**The exercise:**
Retype exactly the lines that start at the line with "Rebuild this diagram" and end at the final line, both included, and leave out every picture.

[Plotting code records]
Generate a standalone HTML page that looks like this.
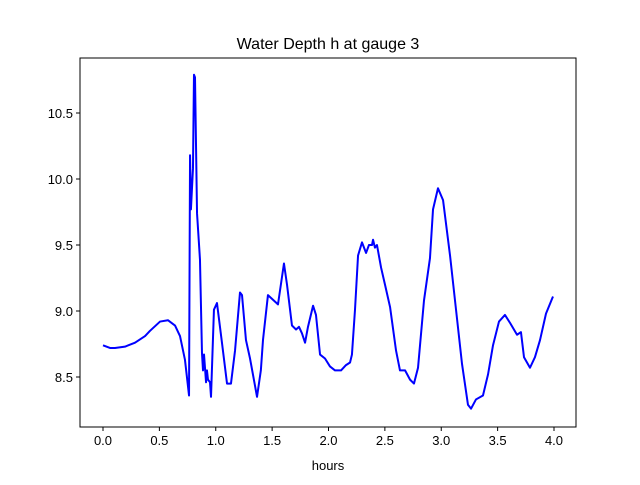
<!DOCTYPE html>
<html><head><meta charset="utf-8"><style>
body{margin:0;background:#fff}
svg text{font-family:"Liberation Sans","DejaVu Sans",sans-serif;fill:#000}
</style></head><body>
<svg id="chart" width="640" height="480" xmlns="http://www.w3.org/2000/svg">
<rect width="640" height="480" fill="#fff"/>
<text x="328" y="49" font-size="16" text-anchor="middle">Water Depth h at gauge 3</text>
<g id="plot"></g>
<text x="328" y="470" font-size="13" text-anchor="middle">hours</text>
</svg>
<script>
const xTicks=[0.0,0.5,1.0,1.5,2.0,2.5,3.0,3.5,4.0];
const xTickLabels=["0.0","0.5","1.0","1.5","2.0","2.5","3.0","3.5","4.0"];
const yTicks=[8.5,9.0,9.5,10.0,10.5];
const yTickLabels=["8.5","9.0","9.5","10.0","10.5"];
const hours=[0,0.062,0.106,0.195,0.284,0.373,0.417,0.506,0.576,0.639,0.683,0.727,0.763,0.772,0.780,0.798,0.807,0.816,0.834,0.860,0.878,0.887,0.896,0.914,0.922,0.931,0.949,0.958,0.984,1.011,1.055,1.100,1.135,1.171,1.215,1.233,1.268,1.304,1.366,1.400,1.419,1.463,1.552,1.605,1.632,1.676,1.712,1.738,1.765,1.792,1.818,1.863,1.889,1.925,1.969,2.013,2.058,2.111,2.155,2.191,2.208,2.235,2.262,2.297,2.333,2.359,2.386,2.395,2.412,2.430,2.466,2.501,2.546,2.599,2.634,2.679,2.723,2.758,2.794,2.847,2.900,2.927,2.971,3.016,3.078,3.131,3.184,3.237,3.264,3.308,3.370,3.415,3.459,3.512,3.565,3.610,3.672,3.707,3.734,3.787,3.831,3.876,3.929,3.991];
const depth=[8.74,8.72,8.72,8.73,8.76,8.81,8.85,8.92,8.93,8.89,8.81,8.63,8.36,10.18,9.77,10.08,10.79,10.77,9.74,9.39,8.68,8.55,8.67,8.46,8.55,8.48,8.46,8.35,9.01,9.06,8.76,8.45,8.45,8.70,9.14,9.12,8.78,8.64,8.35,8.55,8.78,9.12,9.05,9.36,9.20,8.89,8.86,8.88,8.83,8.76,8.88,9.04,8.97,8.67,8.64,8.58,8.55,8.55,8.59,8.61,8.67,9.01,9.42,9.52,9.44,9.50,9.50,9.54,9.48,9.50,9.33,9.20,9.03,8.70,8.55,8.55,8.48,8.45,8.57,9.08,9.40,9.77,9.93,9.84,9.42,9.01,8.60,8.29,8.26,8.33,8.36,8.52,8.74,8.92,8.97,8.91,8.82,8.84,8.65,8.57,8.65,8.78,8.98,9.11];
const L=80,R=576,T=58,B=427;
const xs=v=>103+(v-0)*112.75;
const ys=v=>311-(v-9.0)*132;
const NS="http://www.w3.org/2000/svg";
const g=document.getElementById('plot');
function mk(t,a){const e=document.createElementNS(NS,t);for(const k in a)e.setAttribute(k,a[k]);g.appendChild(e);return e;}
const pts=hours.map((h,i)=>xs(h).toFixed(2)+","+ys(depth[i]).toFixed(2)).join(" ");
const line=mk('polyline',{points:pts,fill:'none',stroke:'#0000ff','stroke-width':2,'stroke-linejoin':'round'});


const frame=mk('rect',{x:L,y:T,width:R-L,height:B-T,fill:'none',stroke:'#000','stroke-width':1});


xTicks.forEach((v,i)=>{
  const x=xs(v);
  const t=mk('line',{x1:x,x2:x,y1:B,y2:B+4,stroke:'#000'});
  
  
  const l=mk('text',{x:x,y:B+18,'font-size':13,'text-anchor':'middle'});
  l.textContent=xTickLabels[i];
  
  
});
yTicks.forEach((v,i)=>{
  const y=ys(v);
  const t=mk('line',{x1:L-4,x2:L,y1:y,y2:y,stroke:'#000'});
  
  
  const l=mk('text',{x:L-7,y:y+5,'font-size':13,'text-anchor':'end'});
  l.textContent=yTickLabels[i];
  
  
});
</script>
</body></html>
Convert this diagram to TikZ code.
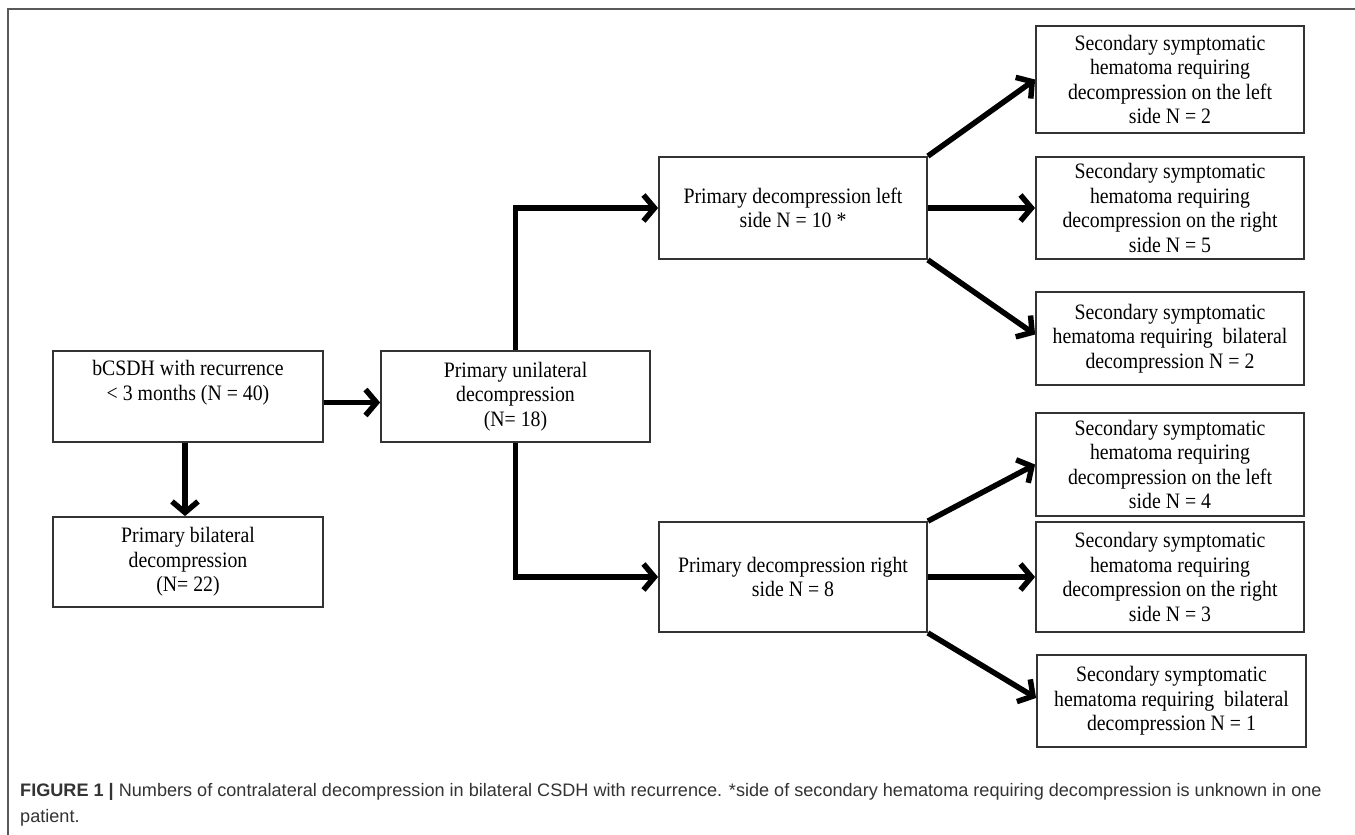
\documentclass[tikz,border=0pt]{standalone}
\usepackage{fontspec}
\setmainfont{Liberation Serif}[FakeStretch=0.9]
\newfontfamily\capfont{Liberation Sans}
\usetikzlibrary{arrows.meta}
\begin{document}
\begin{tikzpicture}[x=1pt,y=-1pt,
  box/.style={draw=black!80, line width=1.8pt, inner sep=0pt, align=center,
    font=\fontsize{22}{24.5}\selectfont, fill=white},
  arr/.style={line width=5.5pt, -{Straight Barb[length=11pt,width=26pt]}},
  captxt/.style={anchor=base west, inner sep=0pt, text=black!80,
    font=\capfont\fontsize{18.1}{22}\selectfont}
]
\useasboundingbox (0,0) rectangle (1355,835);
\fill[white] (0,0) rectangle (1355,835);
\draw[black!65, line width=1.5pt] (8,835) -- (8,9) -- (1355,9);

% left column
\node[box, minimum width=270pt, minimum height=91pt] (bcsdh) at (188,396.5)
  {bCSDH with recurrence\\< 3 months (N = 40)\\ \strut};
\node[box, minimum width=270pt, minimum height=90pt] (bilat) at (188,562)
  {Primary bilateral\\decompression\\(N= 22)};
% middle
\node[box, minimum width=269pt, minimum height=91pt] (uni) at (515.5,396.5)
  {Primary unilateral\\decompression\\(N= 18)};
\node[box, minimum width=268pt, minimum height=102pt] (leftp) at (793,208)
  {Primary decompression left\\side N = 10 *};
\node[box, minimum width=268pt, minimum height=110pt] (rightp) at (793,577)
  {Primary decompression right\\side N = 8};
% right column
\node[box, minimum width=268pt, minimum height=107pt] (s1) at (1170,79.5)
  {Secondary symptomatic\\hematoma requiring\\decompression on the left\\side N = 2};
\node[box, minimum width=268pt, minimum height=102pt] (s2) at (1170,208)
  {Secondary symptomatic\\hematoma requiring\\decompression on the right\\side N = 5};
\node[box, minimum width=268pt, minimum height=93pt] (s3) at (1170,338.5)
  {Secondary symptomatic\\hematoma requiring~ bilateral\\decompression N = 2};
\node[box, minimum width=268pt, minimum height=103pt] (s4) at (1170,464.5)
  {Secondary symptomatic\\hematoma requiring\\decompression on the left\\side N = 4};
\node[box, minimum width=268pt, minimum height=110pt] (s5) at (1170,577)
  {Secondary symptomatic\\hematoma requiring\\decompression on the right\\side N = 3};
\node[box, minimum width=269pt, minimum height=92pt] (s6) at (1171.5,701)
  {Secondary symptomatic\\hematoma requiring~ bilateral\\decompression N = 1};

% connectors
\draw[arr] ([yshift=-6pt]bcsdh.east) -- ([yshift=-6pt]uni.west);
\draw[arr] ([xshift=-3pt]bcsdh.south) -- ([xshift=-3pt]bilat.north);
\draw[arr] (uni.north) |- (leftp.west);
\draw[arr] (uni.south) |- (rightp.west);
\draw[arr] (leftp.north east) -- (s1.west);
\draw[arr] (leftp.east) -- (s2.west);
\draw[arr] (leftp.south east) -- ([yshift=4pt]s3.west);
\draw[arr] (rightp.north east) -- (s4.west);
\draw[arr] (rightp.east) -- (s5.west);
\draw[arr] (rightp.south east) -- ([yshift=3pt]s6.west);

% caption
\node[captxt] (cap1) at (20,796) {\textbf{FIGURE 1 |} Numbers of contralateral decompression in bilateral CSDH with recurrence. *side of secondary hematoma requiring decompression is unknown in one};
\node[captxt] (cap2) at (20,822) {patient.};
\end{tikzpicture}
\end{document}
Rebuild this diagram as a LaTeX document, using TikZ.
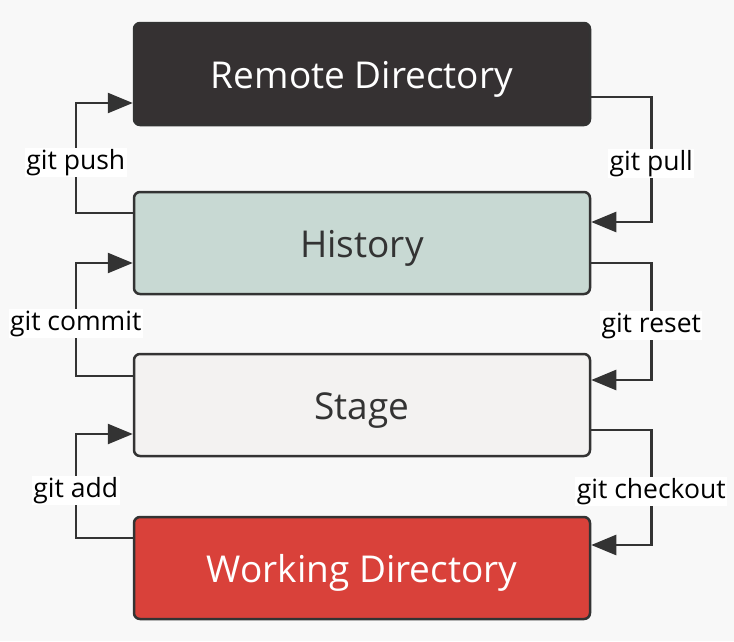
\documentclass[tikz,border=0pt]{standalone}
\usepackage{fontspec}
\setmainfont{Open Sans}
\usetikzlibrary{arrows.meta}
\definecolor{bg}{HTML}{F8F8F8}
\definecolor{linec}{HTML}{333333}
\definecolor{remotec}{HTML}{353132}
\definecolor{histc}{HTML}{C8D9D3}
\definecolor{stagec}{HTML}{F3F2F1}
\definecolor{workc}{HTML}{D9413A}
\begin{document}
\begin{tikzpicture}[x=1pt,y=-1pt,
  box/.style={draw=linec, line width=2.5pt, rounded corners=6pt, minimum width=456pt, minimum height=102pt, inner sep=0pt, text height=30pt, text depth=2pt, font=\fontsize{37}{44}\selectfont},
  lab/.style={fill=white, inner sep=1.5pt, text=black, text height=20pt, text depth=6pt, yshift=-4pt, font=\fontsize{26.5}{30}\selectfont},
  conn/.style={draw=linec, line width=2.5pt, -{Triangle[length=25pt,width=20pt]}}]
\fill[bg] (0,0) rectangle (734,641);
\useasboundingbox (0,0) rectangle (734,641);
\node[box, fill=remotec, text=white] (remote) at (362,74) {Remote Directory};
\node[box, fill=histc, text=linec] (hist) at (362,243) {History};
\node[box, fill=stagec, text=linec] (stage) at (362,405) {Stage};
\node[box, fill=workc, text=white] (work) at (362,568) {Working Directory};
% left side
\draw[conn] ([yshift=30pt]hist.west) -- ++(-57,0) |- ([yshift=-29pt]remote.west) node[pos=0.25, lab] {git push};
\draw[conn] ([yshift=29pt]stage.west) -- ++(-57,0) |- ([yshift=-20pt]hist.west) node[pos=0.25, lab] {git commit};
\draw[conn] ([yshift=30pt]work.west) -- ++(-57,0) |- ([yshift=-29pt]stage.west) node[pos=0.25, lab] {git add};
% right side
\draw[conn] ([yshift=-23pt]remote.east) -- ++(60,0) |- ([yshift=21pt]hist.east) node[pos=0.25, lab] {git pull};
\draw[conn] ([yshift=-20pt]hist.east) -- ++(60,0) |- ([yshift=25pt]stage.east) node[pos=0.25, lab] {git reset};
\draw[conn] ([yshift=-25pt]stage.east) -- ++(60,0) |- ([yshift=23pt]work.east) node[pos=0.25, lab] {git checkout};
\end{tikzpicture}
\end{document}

**Response for this exercise:**
Rebuild this diagram as a LaTeX document, using TikZ.
\documentclass[tikz,border=0pt]{standalone}
\usepackage{fontspec}
\setmainfont{Open Sans}
\usetikzlibrary{arrows.meta}
\definecolor{bg}{HTML}{F8F8F8}
\definecolor{linec}{HTML}{333333}
\definecolor{remotec}{HTML}{353132}
\definecolor{histc}{HTML}{C8D9D3}
\definecolor{stagec}{HTML}{F3F2F1}
\definecolor{workc}{HTML}{D9413A}
\begin{document}
\begin{tikzpicture}[x=1pt,y=-1pt,
  box/.style={draw=linec, line width=2.5pt, rounded corners=6pt, minimum width=456pt, minimum height=102pt, inner sep=0pt, text height=30pt, text depth=2pt, font=\fontsize{37}{44}\selectfont},
  lab/.style={fill=white, inner sep=1.5pt, text=black, text height=20pt, text depth=6pt, yshift=-4pt, font=\fontsize{26.5}{30}\selectfont},
  conn/.style={draw=linec, line width=2.5pt, -{Triangle[length=25pt,width=20pt]}}]
\fill[bg] (0,0) rectangle (734,641);
\useasboundingbox (0,0) rectangle (734,641);
\node[box, fill=remotec, text=white] (remote) at (362,74) {Remote Directory};
\node[box, fill=histc, text=linec] (hist) at (362,243) {History};
\node[box, fill=stagec, text=linec] (stage) at (362,405) {Stage};
\node[box, fill=workc, text=white] (work) at (362,568) {Working Directory};
% left side
\draw[conn] ([yshift=30pt]hist.west) -- ++(-57,0) |- ([yshift=-29pt]remote.west) node[pos=0.25, lab] {git push};
\draw[conn] ([yshift=29pt]stage.west) -- ++(-57,0) |- ([yshift=-20pt]hist.west) node[pos=0.25, lab] {git commit};
\draw[conn] ([yshift=30pt]work.west) -- ++(-57,0) |- ([yshift=-29pt]stage.west) node[pos=0.25, lab] {git add};
% right side
\draw[conn] ([yshift=-23pt]remote.east) -- ++(60,0) |- ([yshift=21pt]hist.east) node[pos=0.25, lab] {git pull};
\draw[conn] ([yshift=-20pt]hist.east) -- ++(60,0) |- ([yshift=25pt]stage.east) node[pos=0.25, lab] {git reset};
\draw[conn] ([yshift=-25pt]stage.east) -- ++(60,0) |- ([yshift=23pt]work.east) node[pos=0.25, lab] {git checkout};
\end{tikzpicture}
\end{document}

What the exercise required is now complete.